Guanglei Hong
Professor and Director of Graduate Studies, Department of Comparative Human Development, University of Chicago
Guanglei Hong is Professor with tenure in the Comparative Human Development Department and the Committee on Education at the University of Chicago. She was the inaugural Chair of the Committee on Quantitative Methods in Social, Behavioral, and Health Sciences at the University from 2018 to 2021. She obtained a Master’s degree in Applied Statistics in 2002 and a Ph.D. in Education in 2004 from the University of Michigan.
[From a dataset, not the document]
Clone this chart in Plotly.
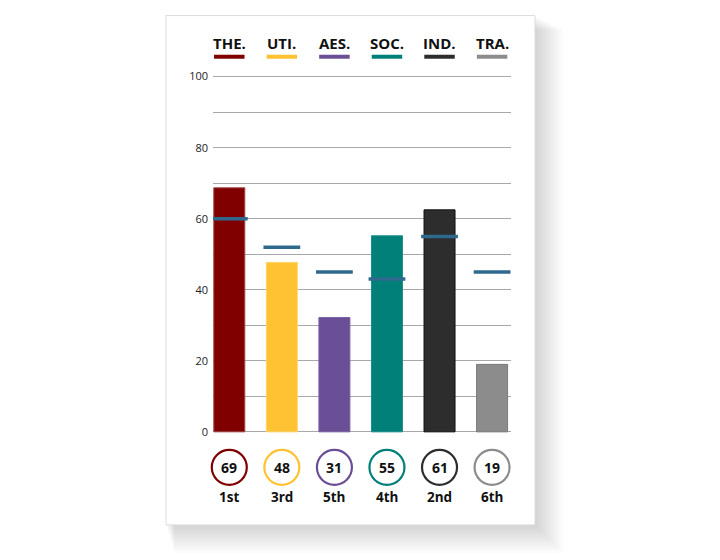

Hong develops and applies causal inference theories and methods for evaluating educational and social policies and programs in multi-level, longitudinal settings. Her work is currently focused on developing concepts and methods for analyzing causal mediation mechanisms, for revealing spillover effects, and for conducting sensitivity analysis. She has received research funding from the National Science Foundation (NSF), the Institute of Education Sciences (IES) of the U.S. Department of Education, the William T Grant Foundation, the Spencer Foundation, and the Social Sciences and Humanities Research Council (SSHRC) of Canada. She leads an NSF Summer Institute in Advanced Research Methods for Science, Technology, Engineering, and Mathematics Education Research (SIARM for STEM) from 2020-2024.
Her research monograph “Causality in a social world: Moderation, mediation, and spill-over” was published by John Wiley & Sons in July 2015. Her other publications have appeared in leading journals in statistics, education, and psychology including the Journal of the Royal Statistical Society, the Journal of the American Statistical Association, the Journal of Educational and Behavioral Statistics, the Journal of Policy Analysis and Management, Educational Evaluation and Policy Analysis, the Journal of Research on Educational Effectiveness, Psychological Methods, and Developmental Psychology, among others. She was Guest Editor for the Journal of Research on Educational Effectiveness special issue on the statistical approaches to studying mediator effects in education research published in 2012. She has been elected to serve on the Editorial Boards of a number of journals.
Hong received a 2002 AERA Dissertation Grant, a 2003 Joint Statistical Meetings Student Paper Competition Award, a 2003 Spencer Dissertation Fellowship, a 2005 AERA Division D Outstanding Dissertation Award, a 2006 National Academy of Education/Spencer Postdoctoral Fellowship, a 2009-2014 William T. Grant Foundation Scholars Award, and a John Simon Guggenheim Memorial Foundation Fellowship in 2021-2022.